= Challenge =
Print the listing from its top line through the line containing "range_step = 0.25", nothing more, and leave out the pictures.

= Data shown =
┄┄┄┄┄┄┄┄┄┄

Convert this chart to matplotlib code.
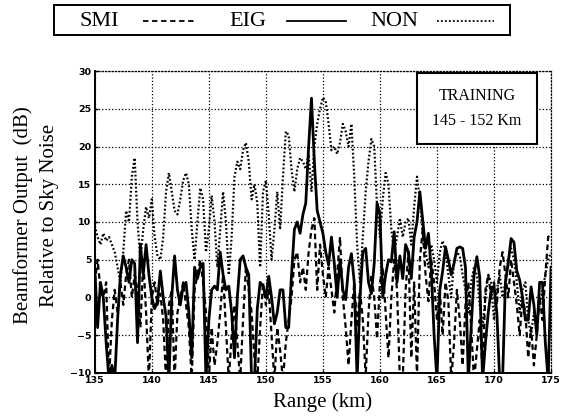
import matplotlib
matplotlib.use("Agg")
import matplotlib.pyplot as plt
from matplotlib.lines import Line2D
import numpy as np

# range samples every 0.25 km, 135 .. 175
range_start = 135.0
range_step = 0.25

# values (dB)
smi = [2, 5, 1, 0, 2, -11, -3, 1, -2, 2, -1, 3, 5, 0, 3, 1, -4, 5, -2, -11,
       0, 2, -1, 0.5, -3, -11, -1, 1, -11, -2, 0, 2, -1, -4, -11, 1, 3, 5, 2, -2,
       -11, -4, -9, -6, -2, 3, -4, -11, -5, -1, -6, -11, -3, 4, 1, -2, -8, -11, -4, 2,
       -1, 1, -5, -11, -4, -7, -11, -6, -3, 0, 5, 6, 2, 4, 1, 6, 9, 10.5, 1, 7,
       3, 0, 4, 1, -2, 3, 8, 0, -4, -9, -3, 2, -4, 1, -3, -10.5, -2, 3, 0, -5.5,
       2, 4, -2, -8, 0, 5, 1, -11, -11, 1, 6, -8, 2, -10.5, 5, 9, 3, -0.5, 5, 2,
       -3, 1, -5, 2, -0.5, -11, -6, 1, -3, -9, -1, 2, -4, -11, -7, -3, -10, 1, 3, 0,
       2, -1, 4, 6, 3, 0, 5, 2, -1, -5, 0, -2, -8, -4, -9, -5, 0, -3, 3, 8,
       8.5]

eig = [4, -4, 2, 0, -6, -11, -9, -11, -3, 3, 5.5, 4, 2, 5, 4.5, -6, 7, 3, 7, 3,
       0, -1.5, -0.5, 3.5, 0, -2.5, -11, 0, 5.5, 1, -1, 1.5, 2, -2, -8, 4, 2.5, 4, 4.5, -11,
       -3, 1, 1.5, 1, 6, 3, 1, 1.5, -2, -8, 0, 5, 5.5, 4, 3, -11, -11, -1.5, 2, 1.5,
       0, 2.8, 0, -3.5, -2, 1, 1, -4, -4, 3, 9, 10, 8.5, 11, 12.5, 20, 26.4, 18, 11.5, 10,
       8.5, 6, 4.3, 8, 4.5, 0, 5, 1, -0.3, 4, 5.8, 2, -11, 0, 6, 6.5, 2, 0.5, 4.5, 12.5,
       11, 0, 3, 5, 4.7, 8.7, 2, 5.5, 2.5, 7, 6, 2.5, 8, 10, 14, 10.3, 6.5, 8.5, 3.7, -5,
       -11, 1, 3.5, 6.7, 5, 3, 4.5, 6.5, 6.7, 6.5, 4, -11, -4, 3, 5.4, 2.7, -11, -6, -2, 1,
       1.5, -2, -11, -11, 2, 4.6, 7.8, 7.3, 3.5, 2.3, 0, -3, -3, 1.4, -1, -5, 2, 2, -6, -11,
       4]

non = [9.5, 8, 7, 8.5, 7.5, 8, 7, 6, 4, 2, 6, 11.5, 10, 16, 18.5, 10, 5, 9, 12, 10.5,
       13, 8, 5.5, 5, 8, 14, 16.5, 14, 11.5, 11, 13, 15.5, 16.5, 15, 9, 5, 10, 14.5, 13, 6,
       9, 13.5, 10, 4, 9, 14, 10, 3, 8, 16, 18, 17, 19.5, 20.5, 18, 13, 15, 12.5, 4, 14,
       15.5, 11, 5, 9, 14, 9, 16, 22, 21.5, 17, 14, 17, 18.5, 18, 17, 19, 14, 20, 23, 25,
       26.5, 26, 23, 19.5, 20, 19, 20.5, 23, 22, 20, 23, 16, 7, 2, 8, 14, 18, 21, 20, 12,
       8, 13, 16.5, 15, 9, 6, 8, 10.5, 8, 10, 10.5, 7, 12, 16, 13, 8.5, 6, 4, 7, 5,
       2, 6, 7.5, 6, 3, 0, 5, 6, 5.5, 3, 1, -2, 2, 4, 3, -1, -4, 0, 3, 2,
       -3, 1, 3, 0, 2, 5, 6.5, 5, 2, -2, 1, 2, -3, -5, -2, -4, -1, 1, 3, 5,
       6]

x_ticks = [135, 140, 145, 150, 155, 160, 165, 170, 175]
y_ticks = [-10, -5, 0, 5, 10, 15, 20, 25, 30]

rng = range_start + range_step * np.arange(len(eig))

serif = ['Liberation Serif', 'DejaVu Serif']

fig = plt.figure(figsize=(5.64, 4.18), dpi=100)
ax = fig.add_axes([0.168, 0.108, 0.809, 0.722])

ax.plot(rng[:len(non)], non, color='black', linestyle=(0, (0.8, 1.0)), linewidth=1.6)
ax.plot(rng[:len(smi)], smi, color='black', linestyle=(0, (2.5, 1.6)), linewidth=1.6)
ax.plot(rng, eig, color='black', linestyle='-', linewidth=2.0)

ax.set_xlim(135, 175)
ax.set_ylim(-10, 30)
ax.set_xticks(x_ticks)
ax.set_yticks(y_ticks)
ax.grid(True, color='black', linestyle=':', linewidth=0.9)
ax.tick_params(direction='in', length=2, width=1, labelsize=6.8, pad=2.5)
for lab in ax.get_xticklabels() + ax.get_yticklabels():
    lab.set_fontweight('bold')
    lab.set_family('DejaVu Sans')
for side in ['top', 'right']:
    ax.spines[side].set_linestyle(':')
    ax.spines[side].set_linewidth(0.9)
for side in ['left', 'bottom']:
    ax.spines[side].set_linewidth(1.4)

ax.set_xlabel('Range (km)', family=serif, fontsize=15, labelpad=5)
fig.text(0.041, 0.485, 'Beamformer Output  (dB)', rotation=90, family=serif,
         fontsize=15, ha='center', va='center')
fig.text(0.087, 0.485, 'Relative to Sky Noise', rotation=90, family=serif,
         fontsize=15, ha='center', va='center')

# training box
ax.text(0.838, 0.876, 'TRAINING\n145 - 152 Km', transform=ax.transAxes,
        family=serif, fontsize=11.5, ha='center', va='center', linespacing=1.8,
        bbox=dict(boxstyle='square,pad=0.95', facecolor='white',
                  edgecolor='black', linewidth=1.5))

# legend box on top
lg = fig.add_axes([0.0957, 0.916, 0.809, 0.072])
lg.set_xlim(0, 1)
lg.set_ylim(0, 1)
lg.set_xticks([])
lg.set_yticks([])
for sp in lg.spines.values():
    sp.set_linewidth(1.4)
entries = [('SMI', (0, (3, 2)), 0.10, 0.195, 0.31),
           ('EIG', '-', 0.425, 0.51, 0.64),
           ('NON', (0, (1, 1.2)), 0.745, 0.84, 0.965)]
for name, ls, tx, x0, x1 in entries:
    lg.text(tx, 0.45, name, family=serif, fontsize=16, ha='center', va='center')
    lg.add_line(Line2D([x0, x1], [0.47, 0.47], color='black', linestyle=ls,
                       linewidth=1.3))

fig.savefig('out.png', dpi=100)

┄┄┄┄┄┄┄┄┄┄

= Right answer =
Convert this chart to matplotlib code.
import matplotlib
matplotlib.use("Agg")
import matplotlib.pyplot as plt
from matplotlib.lines import Line2D
import numpy as np

# range samples every 0.25 km, 135 .. 175
range_start = 135.0
range_step = 0.25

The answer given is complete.